Bayly is the Vere Harmsworth Professor of Imperial and Naval History and the Director of the Centre of South Asian Studies at Cambridge. He has held numerous visiting appointments throughout the United States and Europe. In addition to his Knight Bachelor award “for services to history outside Europe,” he also has been honored by academic societies and institutions, including the British Academy, the Royal Historical Society, the Academia Europaea, the Royal Society of Literature, the Royal Asiatic Society, and the British Museum. In 2005 he received the Wolfson Prize for Lifetime Achievement in History.

Bayly’s current project, “The Twentieth Century: Connections and Comparisons 1914–2014,” continues his research into the intellectual history of South Asia in the 19th and 20th centuries. His latest monograph is Recovering Liberties: Indian Thought in the Age of Liberalism and Empire (2011), the 100th volume in Cambridge University Press’s “Ideas in Context” book series.

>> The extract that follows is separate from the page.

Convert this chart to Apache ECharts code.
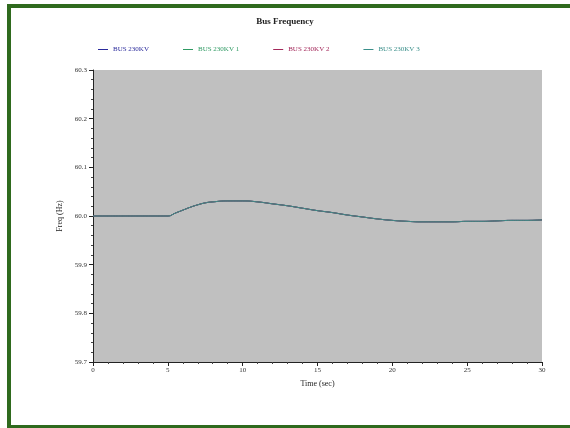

Shulman is the Renee Lang Professor of Humanistic Studies in the Department of Comparative Religion at the Hebrew University in Jerusalem. His PhD is from the University of London. An expert on Indian languages and poetics, as well as South Indian religious history, Shulman’s extensive publications include scholarly works, translations, and original poetry in Hebrew. Most recently he published More than Real: A History of the Imagination in South India (Harvard 2012) and co-authored several books with Telugu scholar Velcheru Narayana Rao.

Shulman’s memoirs, Dark Hope: Working for Peace in Israel and Palestine (2007) and Spring, Heat, Rains: A South Indian Diary (2008), were both released by the University of Chicago Press. Shulman has been the recipient of National Endowment for the Humanities research grants as well as fellowships from the John Simon Guggenheim Memorial Foundation and the MacArthur Foundation. Shulman received an honorary degree from the University at the 500th Convocation in 2009.

This year marks the 150th anniversary of the birth of Swami Vivekananda, who helped to raise awareness of Hinduism and Indian culture in the United States. He also was a strong advocate of interfaith understanding and cooperation. Vivekananda rose to prominence in the United States during the 1893 Parliament of the World’s Religions in Chicago, when he delivered an enormously popular lecture on the teachings of Hinduism.

Rockefeller Memorial Chapel will host a program at 2:30 p.m. on Sunday, Oct. 6, in celebration of Vivekananda’s birth. The event will feature the lighting of 150 lanterns, traditional Indian song and chant, and Eastern/Western fusion music from Sur Musafir. Elizabeth Davenport, dean of Rockefeller Chapel, Rochona Majumdar, associate professor in South Asian Languages and Civilizations, and Swamis Ishatmananda, Shantarupananda and Varadananda will speak at the ceremony, along with Tubb. The celebration is sponsored by the Vivekananda Vedanta Society of Chicago, the University’s Office of Spiritual Life, and the Committee on South Asian Studies.

The selection of the inaugural holders of the Vivekananda Chair comes as the University of Chicago prepares to further strengthen its ties to India. In 2010, a faculty committee recommended the creation of a center in New Delhi as a focus for the University’s scholarship, teaching and engagement in India.

The University of Chicago is home to a rich array of resources for the study of the Indian subcontinent. Currently, more than 60 faculty members are engaged in the study of South Asian history, culture and language. The University offers instruction in nine modern and two classical Indian languages, including advanced instruction in less commonly taught languages such as Malayalam, Marathi and Telugu.

The University of Chicago Library’s Digital South Asia Library has improved access to research and reference materials on South Asia worldwide, and its celebrated South Asia collection holds more than 720,000 volumes.